Friday, September 01, 2017
TIFF 2017 - Advanced Screenings
Other than the monetary savings of not buying tickets, the main advantage of this is time savings. All the movies play at one venue (Scotiabank Theatre), the movies play without the 10+ minutes of the same ads shown at each public screening, and other than for the most popular movies, there will be no lineup to attend a press screening. Unlike public screenings that often become delayed in start time due to waiting for special guests to arrive, or finish late due to an unusually long Q&A session, unless there is a technical issue, the press screenings always start and end precisely according to schedule. Because of all this, we are able to pack movies more tightly into a schedule, being able to leave less than 15 minutes between movies as opposed to the 90+ minutes that we used to leave between each of our public screenings, to account for traveling between theatres and lining up early so that we were not stuck sitting in the front row. It was a new experience trying to schedule press screenings instead of public screenings. Where we usually would watch 2-3 movies a day, this year we will attempt to watch 4 (and once even 5) in one day! Including 10 advanced screenings that we watched for 1.5 weeks prior to the start of the festival, our goal is to watch between 43-46 movies in 3 weeks. Whether we actually succeed, or collapse in exhaustion and are forced to scale back, still remains to be seen. The nice thing is that since we did not pay to watch any specific movie, we could cancel or switch to another movie at the last minute, or even walk out of movies that we do not enjoy, without feeling pressured to stay to make the cost of the ticket worthwhile.
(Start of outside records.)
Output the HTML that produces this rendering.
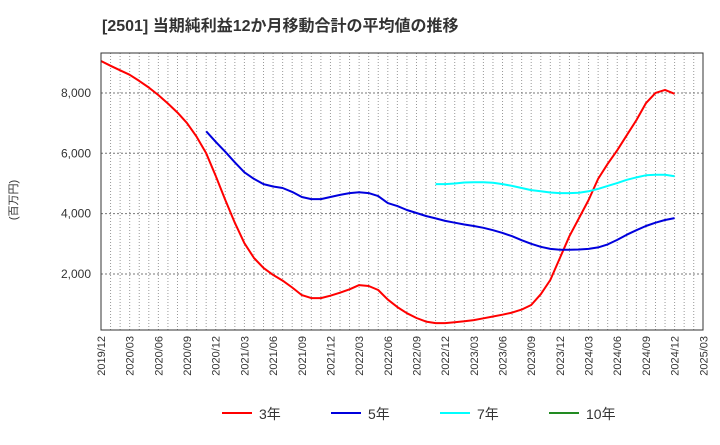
<!DOCTYPE html>
<html><head><meta charset="utf-8"><style>
body{margin:0;background:#fff;font-family:"Liberation Sans","Noto Sans CJK JP",sans-serif;}
#c{position:relative;width:720px;height:440px;}
</style></head><body>
<div id="c">
<svg id="s" width="720" height="440" xmlns="http://www.w3.org/2000/svg">
<text x="102" y="31" font-size="16" font-weight="bold" fill="#333" font-family="Liberation Sans, Noto Sans CJK JP, sans-serif">[2501]  当期純利益12か月移動合計の平均値の推移</text>
<text transform="translate(17,200) rotate(-90)" text-anchor="middle" font-size="11" fill="#333" font-family="Liberation Sans, Noto Sans CJK JP, sans-serif">(百万円)</text>
<g id="grid"></g><g id="lines"></g><g id="axes"></g>
<g id="legend"></g>
</svg>
</div>
<script>
const xTicks=["2019/12","2020/03","2020/06","2020/09","2020/12","2021/03","2021/06","2021/09","2021/12","2022/03","2022/06","2022/09","2022/12","2023/03","2023/06","2023/09","2023/12","2024/03","2024/06","2024/09","2024/12","2025/03"];
const yTicks=[2000,4000,6000,8000];
// monthly values, index 0 = 2019/12
const s3=[9060,8900,8750,8600,8400,8180,7930,7650,7350,7000,6550,6000,5250,4450,3700,3020,2530,2200,1970,1780,1550,1300,1200,1200,1280,1380,1490,1630,1600,1470,1150,900,700,540,420,370,370,400,430,470,530,590,650,720,820,970,1330,1800,2530,3250,3850,4450,5150,5650,6100,6600,7100,7660,8000,8100,7970];
const s5=[null,null,null,null,null,null,null,null,null,null,null,6730,6380,6050,5700,5370,5150,4980,4900,4850,4720,4550,4480,4480,4550,4620,4680,4710,4680,4580,4350,4250,4120,4020,3920,3840,3760,3700,3640,3590,3530,3450,3360,3250,3120,3000,2900,2830,2800,2800,2810,2830,2880,2980,3130,3300,3450,3590,3700,3790,3850];
const s7=[null,null,null,null,null,null,null,null,null,null,null,null,null,null,null,null,null,null,null,null,null,null,null,null,null,null,null,null,null,null,null,null,null,null,null,4980,4980,5000,5030,5040,5040,5020,4980,4920,4850,4780,4740,4700,4680,4680,4690,4740,4820,4920,5010,5120,5200,5270,5290,5290,5240];
const s10=[];
const L=101,R=703,T=53,B=330,X0=101,DX=9.56;
const x=i=>X0+i*DX, y=v=>334.3-v*0.03017;
const NS="http://www.w3.org/2000/svg";
function mk(tag,attrs,parent){const e=document.createElementNS(NS,tag);for(const k in attrs)e.setAttribute(k,attrs[k]);document.getElementById(parent).appendChild(e);return e;}
for(let m=1;m<63;m++){const e=mk("line",{x1:x(m),x2:x(m),y1:T,y2:B,stroke:"#999","stroke-width":1,"stroke-dasharray":"1,2"},"grid");

}
yTicks.forEach(v=>{const e=mk("line",{x1:L,x2:R,y1:y(v),y2:y(v),stroke:"#777","stroke-width":1,"stroke-dasharray":"2,2"},"grid");


const t=mk("text",{x:91,y:y(v)+4,"text-anchor":"end","font-size":12,fill:"#333"},"axes");t.textContent=v.toLocaleString("en-US");

});
xTicks.forEach((lab,i)=>{const t=mk("text",{transform:`translate(${x(i*3)+4},${B+6}) rotate(-90)`,"text-anchor":"end","font-size":11,fill:"#333"},"axes");t.textContent=lab;

});
const fr=mk("rect",{x:L,y:T,width:R-L,height:B-T,fill:"none",stroke:"#333","stroke-width":1},"axes");


function path(arr,color,name){let d="";arr.forEach((v,i)=>{if(v==null)return;d+=(d?"L":"M")+x(i).toFixed(1)+","+y(v).toFixed(1);});if(!d)return;
const p=mk("path",{d:d,fill:"none",stroke:color,"stroke-width":2,"stroke-linejoin":"round"},"lines");

}
path(s3,"#ff0000","line-3yr");path(s5,"#0000dd","line-5yr");path(s7,"#00ffff","line-7yr");path(s10,"#228b22","line-10yr");
const leg=[["3年","#ff0000",222],["5年","#0000dd",331],["7年","#00ffff",440],["10年","#228b22",549]];
leg.forEach(([lab,c,lx])=>{const l=mk("line",{x1:lx,x2:lx+30,y1:413,y2:413,stroke:c,"stroke-width":2},"legend");


const t=mk("text",{x:lx+37,y:419,"font-size":14,fill:"#333"},"legend");t.textContent=lab;

});
</script>
</body></html>
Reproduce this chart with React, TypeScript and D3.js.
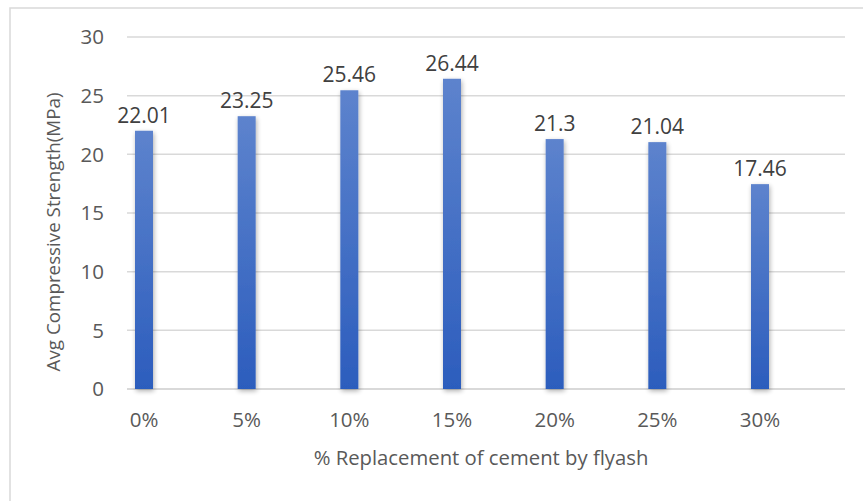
import React from "react";
import * as d3 from "d3";

const categories = ["0%", "5%", "10%", "15%", "20%", "25%", "30%"];
const strengths = [22.01, 23.25, 25.46, 26.44, 21.3, 21.04, 17.46];
const yTicks = [0, 5, 10, 15, 20, 25, 30];
const yTitle = "Avg Compressive Strength(MPa)";
const xTitle = "% Replacement of cement by flyash";

const W = 863;
const H = 501;
const FONT = "'Open Sans', 'DejaVu Sans', sans-serif";
const TEXT = "#595959";

export default function App() {
  const y = d3.scaleLinear().domain([0, 30]).range([389, 37]);
  const x = d3.scalePoint<string>().domain(categories).range([144, 760]);
  const gridX0 = 127;
  const gridX1 = 845;
  const barW = 18;

  return (
    <svg
      width={W}
      height={H}
      style={{ position: "absolute", left: 0, top: 0, background: "#fff" }}
    >
      <defs>
        <linearGradient id="barFill" x1="0" y1="0" x2="0" y2="1">
          <stop offset="0" stopColor="#5d83cd" />
          <stop offset="1" stopColor="#2c5dbd" />
        </linearGradient>
        <filter id="barShadow" x="-80%" y="-10%" width="260%" height="120%">
          <feGaussianBlur in="SourceAlpha" stdDeviation="2.6" />
          <feOffset dx="1" dy="1.5" result="b" />
          <feComponentTransfer>
            <feFuncA type="linear" slope="0.32" />
          </feComponentTransfer>
          <feMerge>
            <feMergeNode />
            <feMergeNode in="SourceGraphic" />
          </feMerge>
        </filter>
      </defs>

      {/* chart frame */}
      <rect x={10} y={8} width={W} height={H} fill="none" stroke="#d9d9d9" strokeWidth={1.5} />

      {/* gridlines */}
      {yTicks.map((t) => (
        <line
          key={"g" + t}
          x1={gridX0}
          x2={gridX1}
          y1={y(t)}
          y2={y(t)}
          stroke="#d9d9d9"
          strokeWidth={t === 0 ? 2 : 1.5}
        />
      ))}

      {/* y tick labels */}
      {yTicks.map((t) => (
        <text
          key={"yt" + t}
          x={104}
          y={y(t)}
          dy="0.35em"
          textAnchor="end"
          fontFamily={FONT}
          fontSize={20.5}
          fill={TEXT}
        >
          {t}
        </text>
      ))}

      {/* bars */}
      {categories.map((c, i) => (
        <rect
          key={"b" + c}
          x={(x(c) as number) - barW / 2}
          y={y(strengths[i])}
          width={barW}
          height={y(0) - y(strengths[i])}
          fill="url(#barFill)"
          filter="url(#barShadow)"
        />
      ))}

      {/* value labels */}
      {categories.map((c, i) => (
        <text
          key={"v" + c}
          x={x(c) as number}
          y={y(strengths[i]) - 8}
          textAnchor="middle"
          fontFamily={FONT}
          fontSize={21}
          fill="#404040"
        >
          {strengths[i]}
        </text>
      ))}

      {/* x tick labels */}
      {categories.map((c) => (
        <text
          key={"xt" + c}
          x={x(c) as number}
          y={420}
          dy="0.35em"
          textAnchor="middle"
          fontFamily={FONT}
          fontSize={20.5}
          fill={TEXT}
        >
          {c}
        </text>
      ))}

      {/* axis titles */}
      <text
        x={481}
        y={458}
        dy="0.35em"
        textAnchor="middle"
        fontFamily={FONT}
        fontSize={20.3}
        fill={TEXT}
      >
        {xTitle}
      </text>
      <text
        transform={`translate(53,232) rotate(-90)`}
        dy="0.35em"
        textAnchor="middle"
        fontFamily={FONT}
        fontSize={18.8}
        fill={TEXT}
      >
        {yTitle}
      </text>
    </svg>
  );
}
The disadvantage of a press screening is the lack of any actors or directors appearing after the movie to hold a Q&A session. Since this is part of the fun of watching movies at TIFF, we decided that we would buy tickets for one movie that featured big-named stars so that we could still have that celebrity experience. Besides, it is fun to watch the new "Thank the Volunteers" ad once since it is usually very creative. It just gets old when you have to watch it again and again through 30+ movies like we did in previous years. I also want to see if festival sponsor RBC finally updates the ad that it has played 3 years in a row and caused derisive jeers whenever it aired last year.
For the actual dates of the festival, we picked and scheduled the movies that we wanted to watch, using our usual strategy of reading the synopsis, making a long list of potentials, then narrowing the list down depending on what fit in a schedule. But for the advanced screenings, the movies are chosen by the festival organizers and you can decide to view them or not. Rich watched 10 and I watched 8 advanced screenings and we have enjoyed most of them. And the nice thing is that we have been watching movies that we would not have picked ourselves based on the description, theme or subject matter. Yet we ended up being very glad that we experienced films outside of our usual comfort zone.